» PROBLEM
Line by line, repeat the data below exactly, beginning at the first line and ending at the line with "plt.rcParams['axes.unicode_minus'] = False". Omit pictures.
• • • • • • •
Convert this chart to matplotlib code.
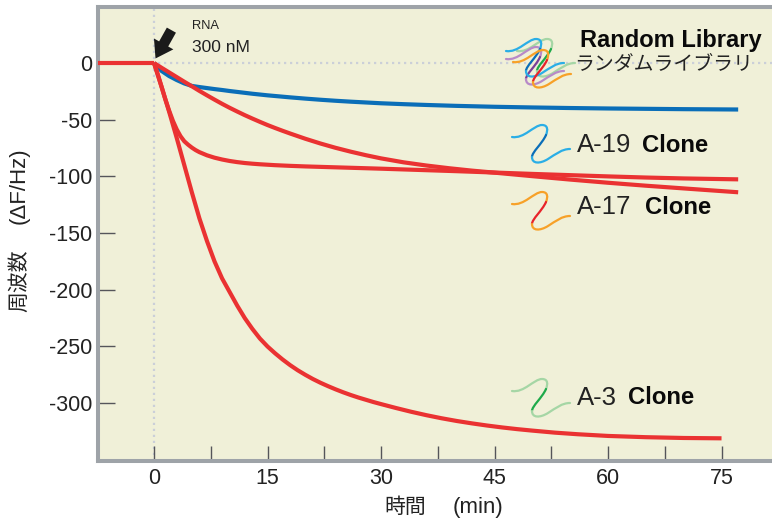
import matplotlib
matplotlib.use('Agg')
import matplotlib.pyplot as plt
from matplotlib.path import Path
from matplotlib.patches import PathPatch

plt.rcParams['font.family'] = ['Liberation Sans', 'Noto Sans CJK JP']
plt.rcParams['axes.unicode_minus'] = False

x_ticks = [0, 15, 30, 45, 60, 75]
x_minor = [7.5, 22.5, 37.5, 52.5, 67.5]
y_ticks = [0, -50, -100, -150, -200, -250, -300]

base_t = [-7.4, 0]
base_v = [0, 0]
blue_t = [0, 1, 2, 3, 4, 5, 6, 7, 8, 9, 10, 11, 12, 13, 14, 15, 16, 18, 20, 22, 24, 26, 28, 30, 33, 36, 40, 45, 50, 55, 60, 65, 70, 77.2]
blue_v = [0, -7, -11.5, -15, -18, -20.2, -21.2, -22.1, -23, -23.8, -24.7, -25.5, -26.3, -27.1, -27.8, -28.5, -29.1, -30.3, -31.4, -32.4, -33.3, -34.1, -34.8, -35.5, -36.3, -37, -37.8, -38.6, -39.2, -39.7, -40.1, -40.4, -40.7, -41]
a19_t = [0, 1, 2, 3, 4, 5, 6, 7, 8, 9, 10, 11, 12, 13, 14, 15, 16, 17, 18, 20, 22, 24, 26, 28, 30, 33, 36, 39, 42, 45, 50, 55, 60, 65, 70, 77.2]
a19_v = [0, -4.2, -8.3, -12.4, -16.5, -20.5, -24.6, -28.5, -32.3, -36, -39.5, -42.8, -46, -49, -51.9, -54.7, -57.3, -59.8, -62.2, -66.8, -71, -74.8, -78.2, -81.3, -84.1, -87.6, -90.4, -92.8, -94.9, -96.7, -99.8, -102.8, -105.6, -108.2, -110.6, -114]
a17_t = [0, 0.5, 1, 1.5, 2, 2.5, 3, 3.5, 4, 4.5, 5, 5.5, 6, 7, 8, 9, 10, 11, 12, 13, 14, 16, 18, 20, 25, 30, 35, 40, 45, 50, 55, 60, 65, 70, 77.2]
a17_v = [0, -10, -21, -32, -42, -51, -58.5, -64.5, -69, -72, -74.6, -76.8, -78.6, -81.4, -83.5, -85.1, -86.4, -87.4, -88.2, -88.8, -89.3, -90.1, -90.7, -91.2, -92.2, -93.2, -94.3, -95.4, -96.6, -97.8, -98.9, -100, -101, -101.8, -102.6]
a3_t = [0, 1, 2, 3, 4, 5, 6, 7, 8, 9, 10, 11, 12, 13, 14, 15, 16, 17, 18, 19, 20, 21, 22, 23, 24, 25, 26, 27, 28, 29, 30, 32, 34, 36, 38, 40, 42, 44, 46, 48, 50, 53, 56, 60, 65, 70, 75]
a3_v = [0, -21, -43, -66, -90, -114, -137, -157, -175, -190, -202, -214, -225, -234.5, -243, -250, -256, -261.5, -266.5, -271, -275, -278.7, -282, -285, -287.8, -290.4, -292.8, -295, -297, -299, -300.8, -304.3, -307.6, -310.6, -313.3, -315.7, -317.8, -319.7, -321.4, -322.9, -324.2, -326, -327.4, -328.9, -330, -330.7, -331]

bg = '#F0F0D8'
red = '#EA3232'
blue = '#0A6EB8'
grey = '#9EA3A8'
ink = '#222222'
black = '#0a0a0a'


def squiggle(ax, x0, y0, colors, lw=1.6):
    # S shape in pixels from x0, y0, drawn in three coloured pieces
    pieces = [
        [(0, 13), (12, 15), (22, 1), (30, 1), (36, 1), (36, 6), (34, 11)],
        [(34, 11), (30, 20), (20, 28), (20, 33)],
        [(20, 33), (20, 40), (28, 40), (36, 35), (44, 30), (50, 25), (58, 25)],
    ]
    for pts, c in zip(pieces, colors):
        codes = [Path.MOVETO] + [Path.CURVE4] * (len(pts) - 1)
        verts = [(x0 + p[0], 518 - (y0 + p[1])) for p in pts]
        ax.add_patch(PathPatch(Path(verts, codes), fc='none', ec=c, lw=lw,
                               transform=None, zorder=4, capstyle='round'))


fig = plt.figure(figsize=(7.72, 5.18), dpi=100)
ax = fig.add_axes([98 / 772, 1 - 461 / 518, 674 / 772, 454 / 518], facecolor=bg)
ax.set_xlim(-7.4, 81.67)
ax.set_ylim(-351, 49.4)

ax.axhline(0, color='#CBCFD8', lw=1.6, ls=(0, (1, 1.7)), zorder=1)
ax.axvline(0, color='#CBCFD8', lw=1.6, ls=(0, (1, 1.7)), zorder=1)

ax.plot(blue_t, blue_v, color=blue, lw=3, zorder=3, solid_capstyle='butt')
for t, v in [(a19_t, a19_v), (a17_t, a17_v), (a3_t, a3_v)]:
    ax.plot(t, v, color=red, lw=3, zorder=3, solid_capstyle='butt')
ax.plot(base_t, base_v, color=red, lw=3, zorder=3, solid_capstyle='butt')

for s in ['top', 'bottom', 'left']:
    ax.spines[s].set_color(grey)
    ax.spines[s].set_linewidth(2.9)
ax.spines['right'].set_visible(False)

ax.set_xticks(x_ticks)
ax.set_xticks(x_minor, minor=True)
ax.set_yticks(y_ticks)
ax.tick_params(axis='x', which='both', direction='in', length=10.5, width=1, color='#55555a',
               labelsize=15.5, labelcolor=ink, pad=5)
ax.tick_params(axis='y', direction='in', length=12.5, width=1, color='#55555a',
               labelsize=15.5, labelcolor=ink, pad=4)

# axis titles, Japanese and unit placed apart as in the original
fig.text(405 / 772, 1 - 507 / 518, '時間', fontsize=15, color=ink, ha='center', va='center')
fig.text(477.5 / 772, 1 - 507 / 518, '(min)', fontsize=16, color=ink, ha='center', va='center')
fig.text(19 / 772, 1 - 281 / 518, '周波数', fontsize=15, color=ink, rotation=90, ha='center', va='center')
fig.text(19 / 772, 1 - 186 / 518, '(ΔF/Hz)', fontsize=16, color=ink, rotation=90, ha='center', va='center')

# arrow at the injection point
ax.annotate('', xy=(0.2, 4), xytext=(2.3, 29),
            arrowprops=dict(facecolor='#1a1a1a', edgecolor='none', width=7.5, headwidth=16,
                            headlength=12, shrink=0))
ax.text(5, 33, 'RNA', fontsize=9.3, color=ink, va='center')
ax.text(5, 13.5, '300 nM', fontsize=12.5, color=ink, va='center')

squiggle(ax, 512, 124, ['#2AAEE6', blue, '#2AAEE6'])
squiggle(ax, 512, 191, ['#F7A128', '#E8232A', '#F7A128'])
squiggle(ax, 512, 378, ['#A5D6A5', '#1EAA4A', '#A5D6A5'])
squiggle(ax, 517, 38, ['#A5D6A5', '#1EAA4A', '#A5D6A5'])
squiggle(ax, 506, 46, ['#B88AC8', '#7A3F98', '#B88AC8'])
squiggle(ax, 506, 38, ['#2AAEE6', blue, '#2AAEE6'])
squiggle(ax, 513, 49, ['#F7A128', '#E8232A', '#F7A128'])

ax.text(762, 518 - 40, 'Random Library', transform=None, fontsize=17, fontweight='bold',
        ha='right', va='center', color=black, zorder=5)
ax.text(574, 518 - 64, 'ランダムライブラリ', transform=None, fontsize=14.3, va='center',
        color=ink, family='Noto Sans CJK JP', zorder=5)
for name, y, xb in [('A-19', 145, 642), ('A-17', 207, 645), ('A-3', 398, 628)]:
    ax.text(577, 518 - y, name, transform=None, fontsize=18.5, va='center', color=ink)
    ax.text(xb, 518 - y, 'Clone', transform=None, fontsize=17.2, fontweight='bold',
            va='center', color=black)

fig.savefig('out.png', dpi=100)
• • • • • • •
» SOLUTION TO THIS EXERCISE
Convert this chart to matplotlib code.
import matplotlib
matplotlib.use('Agg')
import matplotlib.pyplot as plt
from matplotlib.path import Path
from matplotlib.patches import PathPatch

plt.rcParams['font.family'] = ['Liberation Sans', 'Noto Sans CJK JP']
plt.rcParams['axes.unicode_minus'] = False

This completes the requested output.